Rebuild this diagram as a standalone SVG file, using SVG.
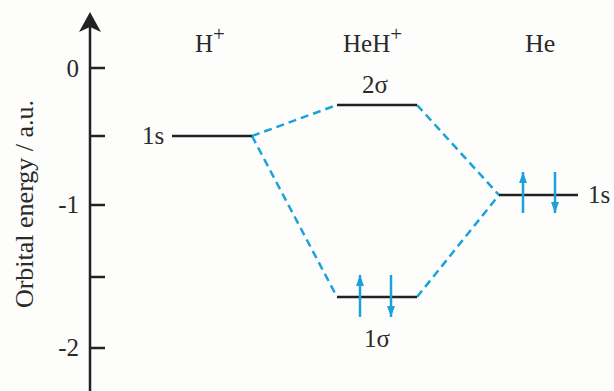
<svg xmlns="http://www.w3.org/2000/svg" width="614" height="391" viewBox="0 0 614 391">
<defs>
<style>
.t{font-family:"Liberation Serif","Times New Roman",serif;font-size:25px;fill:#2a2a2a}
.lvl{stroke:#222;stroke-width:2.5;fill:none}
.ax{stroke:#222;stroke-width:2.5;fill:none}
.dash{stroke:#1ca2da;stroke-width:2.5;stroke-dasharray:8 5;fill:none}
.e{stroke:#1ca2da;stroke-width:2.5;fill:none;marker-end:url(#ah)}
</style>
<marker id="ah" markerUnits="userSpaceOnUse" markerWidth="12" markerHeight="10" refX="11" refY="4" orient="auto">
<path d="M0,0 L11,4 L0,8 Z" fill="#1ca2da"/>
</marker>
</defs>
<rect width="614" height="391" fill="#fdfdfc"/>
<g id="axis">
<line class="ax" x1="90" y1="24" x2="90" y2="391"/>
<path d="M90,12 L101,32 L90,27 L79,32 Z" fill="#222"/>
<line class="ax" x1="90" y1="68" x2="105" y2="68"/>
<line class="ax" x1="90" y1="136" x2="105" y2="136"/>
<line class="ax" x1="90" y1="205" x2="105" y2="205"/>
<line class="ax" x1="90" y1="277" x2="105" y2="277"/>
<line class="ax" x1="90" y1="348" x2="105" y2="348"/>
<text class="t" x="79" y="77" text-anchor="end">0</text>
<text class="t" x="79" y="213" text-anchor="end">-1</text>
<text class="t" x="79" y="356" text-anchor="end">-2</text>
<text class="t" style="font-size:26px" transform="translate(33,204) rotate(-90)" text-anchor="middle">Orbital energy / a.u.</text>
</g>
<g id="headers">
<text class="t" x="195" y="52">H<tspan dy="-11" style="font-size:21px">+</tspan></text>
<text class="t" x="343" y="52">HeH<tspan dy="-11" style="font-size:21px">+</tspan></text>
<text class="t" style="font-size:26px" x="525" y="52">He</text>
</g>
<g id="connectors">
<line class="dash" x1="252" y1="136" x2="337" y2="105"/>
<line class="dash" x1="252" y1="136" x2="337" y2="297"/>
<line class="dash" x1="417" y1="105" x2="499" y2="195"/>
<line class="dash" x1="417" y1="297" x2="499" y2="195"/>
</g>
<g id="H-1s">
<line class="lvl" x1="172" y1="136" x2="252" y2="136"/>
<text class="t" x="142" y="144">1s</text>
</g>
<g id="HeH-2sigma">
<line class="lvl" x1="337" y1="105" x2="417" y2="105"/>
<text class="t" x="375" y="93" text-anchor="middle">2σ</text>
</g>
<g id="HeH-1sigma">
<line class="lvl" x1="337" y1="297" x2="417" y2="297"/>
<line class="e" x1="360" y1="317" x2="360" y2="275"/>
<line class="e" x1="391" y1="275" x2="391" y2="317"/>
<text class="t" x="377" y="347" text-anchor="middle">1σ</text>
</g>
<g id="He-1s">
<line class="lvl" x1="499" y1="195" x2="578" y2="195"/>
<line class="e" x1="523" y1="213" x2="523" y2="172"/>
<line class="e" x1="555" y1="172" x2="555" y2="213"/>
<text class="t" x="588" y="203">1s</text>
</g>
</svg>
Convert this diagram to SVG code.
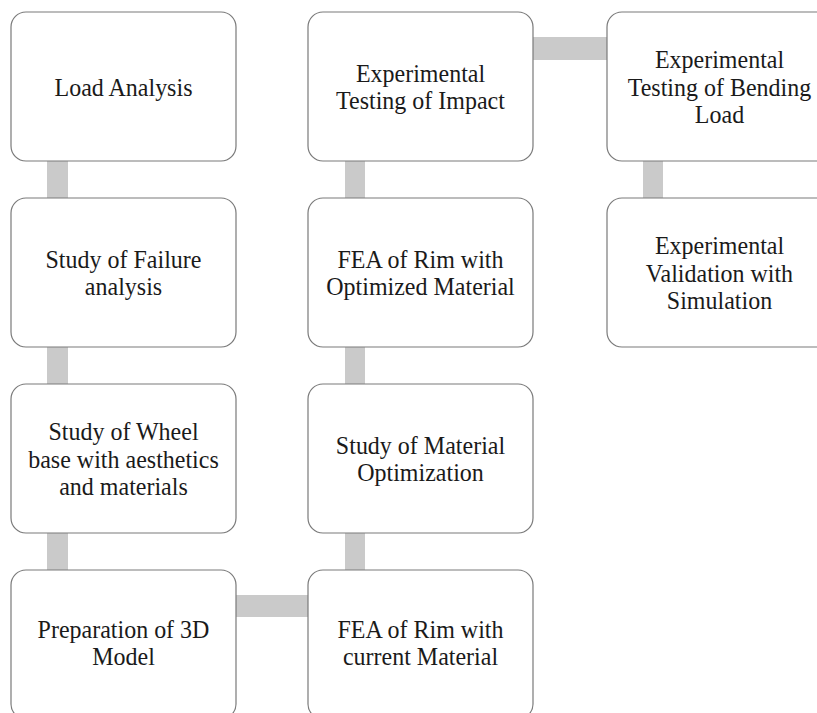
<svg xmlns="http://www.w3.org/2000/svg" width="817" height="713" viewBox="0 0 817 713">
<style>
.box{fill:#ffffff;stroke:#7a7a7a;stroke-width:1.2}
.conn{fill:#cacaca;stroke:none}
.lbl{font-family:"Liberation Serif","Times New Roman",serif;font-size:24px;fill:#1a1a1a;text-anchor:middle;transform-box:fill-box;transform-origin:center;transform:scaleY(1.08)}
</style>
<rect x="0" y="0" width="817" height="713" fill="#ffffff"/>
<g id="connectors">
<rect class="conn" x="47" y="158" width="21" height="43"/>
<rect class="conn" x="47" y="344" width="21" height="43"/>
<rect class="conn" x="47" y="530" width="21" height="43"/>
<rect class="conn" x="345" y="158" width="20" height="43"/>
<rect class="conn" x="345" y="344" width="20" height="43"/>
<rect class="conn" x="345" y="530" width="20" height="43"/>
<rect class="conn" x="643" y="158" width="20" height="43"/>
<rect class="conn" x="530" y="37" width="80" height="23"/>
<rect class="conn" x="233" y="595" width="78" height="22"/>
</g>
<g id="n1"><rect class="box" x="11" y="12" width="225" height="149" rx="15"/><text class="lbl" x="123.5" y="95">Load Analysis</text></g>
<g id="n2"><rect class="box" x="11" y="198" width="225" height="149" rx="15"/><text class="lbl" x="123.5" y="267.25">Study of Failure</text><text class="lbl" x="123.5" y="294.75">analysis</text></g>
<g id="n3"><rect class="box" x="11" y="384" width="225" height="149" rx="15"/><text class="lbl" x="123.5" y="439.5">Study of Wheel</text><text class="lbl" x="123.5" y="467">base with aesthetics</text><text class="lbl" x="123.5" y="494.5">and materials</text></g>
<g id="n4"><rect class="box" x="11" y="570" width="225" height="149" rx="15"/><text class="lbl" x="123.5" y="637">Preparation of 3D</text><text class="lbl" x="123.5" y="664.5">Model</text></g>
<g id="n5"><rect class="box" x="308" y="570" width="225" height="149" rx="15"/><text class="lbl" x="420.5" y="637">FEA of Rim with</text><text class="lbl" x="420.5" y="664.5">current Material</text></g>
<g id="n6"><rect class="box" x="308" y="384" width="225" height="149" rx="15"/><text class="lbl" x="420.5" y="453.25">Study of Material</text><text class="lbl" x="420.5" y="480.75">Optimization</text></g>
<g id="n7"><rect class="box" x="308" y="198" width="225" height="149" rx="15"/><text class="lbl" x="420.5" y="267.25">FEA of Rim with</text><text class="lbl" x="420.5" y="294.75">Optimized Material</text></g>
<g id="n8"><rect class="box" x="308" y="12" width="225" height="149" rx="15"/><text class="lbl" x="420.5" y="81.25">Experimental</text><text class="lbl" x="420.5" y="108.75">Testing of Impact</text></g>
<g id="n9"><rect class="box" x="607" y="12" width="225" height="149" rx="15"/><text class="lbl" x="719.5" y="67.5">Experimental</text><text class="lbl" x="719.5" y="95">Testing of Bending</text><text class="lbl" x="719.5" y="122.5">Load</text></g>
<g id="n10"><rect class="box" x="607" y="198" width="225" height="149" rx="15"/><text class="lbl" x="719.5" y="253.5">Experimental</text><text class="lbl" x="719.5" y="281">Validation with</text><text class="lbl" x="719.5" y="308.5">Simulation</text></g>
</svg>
——————————
**Written problem**
Return all the entries word for word, but omit any pictures they contain.

**The reply**
Rebuild this diagram as a standalone SVG file, using SVG.
<svg xmlns="http://www.w3.org/2000/svg" width="614" height="391" viewBox="0 0 614 391">
<defs>
<style>
.t{font-family:"Liberation Serif","Times New Roman",serif;font-size:25px;fill:#2a2a2a}
.lvl{stroke:#222;stroke-width:2.5;fill:none}
.ax{stroke:#222;stroke-width:2.5;fill:none}
.dash{stroke:#1ca2da;stroke-width:2.5;stroke-dasharray:8 5;fill:none}
.e{stroke:#1ca2da;stroke-width:2.5;fill:none;marker-end:url(#ah)}
</style>
<marker id="ah" markerUnits="userSpaceOnUse" markerWidth="12" markerHeight="10" refX="11" refY="4" orient="auto">
<path d="M0,0 L11,4 L0,8 Z" fill="#1ca2da"/>
</marker>
</defs>
<rect width="614" height="391" fill="#fdfdfc"/>
<g id="axis">
<line class="ax" x1="90" y1="24" x2="90" y2="391"/>
<path d="M90,12 L101,32 L90,27 L79,32 Z" fill="#222"/>
<line class="ax" x1="90" y1="68" x2="105" y2="68"/>
<line class="ax" x1="90" y1="136" x2="105" y2="136"/>
<line class="ax" x1="90" y1="205" x2="105" y2="205"/>
<line class="ax" x1="90" y1="277" x2="105" y2="277"/>
<line class="ax" x1="90" y1="348" x2="105" y2="348"/>
<text class="t" x="79" y="77" text-anchor="end">0</text>
<text class="t" x="79" y="213" text-anchor="end">-1</text>
<text class="t" x="79" y="356" text-anchor="end">-2</text>
<text class="t" style="font-size:26px" transform="translate(33,204) rotate(-90)" text-anchor="middle">Orbital energy / a.u.</text>
</g>
<g id="headers">
<text class="t" x="195" y="52">H<tspan dy="-11" style="font-size:21px">+</tspan></text>
<text class="t" x="343" y="52">HeH<tspan dy="-11" style="font-size:21px">+</tspan></text>
<text class="t" style="font-size:26px" x="525" y="52">He</text>
</g>
<g id="connectors">
<line class="dash" x1="252" y1="136" x2="337" y2="105"/>
<line class="dash" x1="252" y1="136" x2="337" y2="297"/>
<line class="dash" x1="417" y1="105" x2="499" y2="195"/>
<line class="dash" x1="417" y1="297" x2="499" y2="195"/>
</g>
<g id="H-1s">
<line class="lvl" x1="172" y1="136" x2="252" y2="136"/>
<text class="t" x="142" y="144">1s</text>
</g>
<g id="HeH-2sigma">
<line class="lvl" x1="337" y1="105" x2="417" y2="105"/>
<text class="t" x="375" y="93" text-anchor="middle">2σ</text>
</g>
<g id="HeH-1sigma">
<line class="lvl" x1="337" y1="297" x2="417" y2="297"/>
<line class="e" x1="360" y1="317" x2="360" y2="275"/>
<line class="e" x1="391" y1="275" x2="391" y2="317"/>
<text class="t" x="377" y="347" text-anchor="middle">1σ</text>
</g>
<g id="He-1s">
<line class="lvl" x1="499" y1="195" x2="578" y2="195"/>
<line class="e" x1="523" y1="213" x2="523" y2="172"/>
<line class="e" x1="555" y1="172" x2="555" y2="213"/>
<text class="t" x="588" y="203">1s</text>
</g>
</svg>
Convert this diagram to SVG code.
<svg xmlns="http://www.w3.org/2000/svg" width="817" height="713" viewBox="0 0 817 713">
<style>
.box{fill:#ffffff;stroke:#7a7a7a;stroke-width:1.2}
.conn{fill:#cacaca;stroke:none}
.lbl{font-family:"Liberation Serif","Times New Roman",serif;font-size:24px;fill:#1a1a1a;text-anchor:middle;transform-box:fill-box;transform-origin:center;transform:scaleY(1.08)}
</style>
<rect x="0" y="0" width="817" height="713" fill="#ffffff"/>
<g id="connectors">
<rect class="conn" x="47" y="158" width="21" height="43"/>
<rect class="conn" x="47" y="344" width="21" height="43"/>
<rect class="conn" x="47" y="530" width="21" height="43"/>
<rect class="conn" x="345" y="158" width="20" height="43"/>
<rect class="conn" x="345" y="344" width="20" height="43"/>
<rect class="conn" x="345" y="530" width="20" height="43"/>
<rect class="conn" x="643" y="158" width="20" height="43"/>
<rect class="conn" x="530" y="37" width="80" height="23"/>
<rect class="conn" x="233" y="595" width="78" height="22"/>
</g>
<g id="n1"><rect class="box" x="11" y="12" width="225" height="149" rx="15"/><text class="lbl" x="123.5" y="95">Load Analysis</text></g>
<g id="n2"><rect class="box" x="11" y="198" width="225" height="149" rx="15"/><text class="lbl" x="123.5" y="267.25">Study of Failure</text><text class="lbl" x="123.5" y="294.75">analysis</text></g>
<g id="n3"><rect class="box" x="11" y="384" width="225" height="149" rx="15"/><text class="lbl" x="123.5" y="439.5">Study of Wheel</text><text class="lbl" x="123.5" y="467">base with aesthetics</text><text class="lbl" x="123.5" y="494.5">and materials</text></g>
<g id="n4"><rect class="box" x="11" y="570" width="225" height="149" rx="15"/><text class="lbl" x="123.5" y="637">Preparation of 3D</text><text class="lbl" x="123.5" y="664.5">Model</text></g>
<g id="n5"><rect class="box" x="308" y="570" width="225" height="149" rx="15"/><text class="lbl" x="420.5" y="637">FEA of Rim with</text><text class="lbl" x="420.5" y="664.5">current Material</text></g>
<g id="n6"><rect class="box" x="308" y="384" width="225" height="149" rx="15"/><text class="lbl" x="420.5" y="453.25">Study of Material</text><text class="lbl" x="420.5" y="480.75">Optimization</text></g>
<g id="n7"><rect class="box" x="308" y="198" width="225" height="149" rx="15"/><text class="lbl" x="420.5" y="267.25">FEA of Rim with</text><text class="lbl" x="420.5" y="294.75">Optimized Material</text></g>
<g id="n8"><rect class="box" x="308" y="12" width="225" height="149" rx="15"/><text class="lbl" x="420.5" y="81.25">Experimental</text><text class="lbl" x="420.5" y="108.75">Testing of Impact</text></g>
<g id="n9"><rect class="box" x="607" y="12" width="225" height="149" rx="15"/><text class="lbl" x="719.5" y="67.5">Experimental</text><text class="lbl" x="719.5" y="95">Testing of Bending</text><text class="lbl" x="719.5" y="122.5">Load</text></g>
<g id="n10"><rect class="box" x="607" y="198" width="225" height="149" rx="15"/><text class="lbl" x="719.5" y="253.5">Experimental</text><text class="lbl" x="719.5" y="281">Validation with</text><text class="lbl" x="719.5" y="308.5">Simulation</text></g>
</svg>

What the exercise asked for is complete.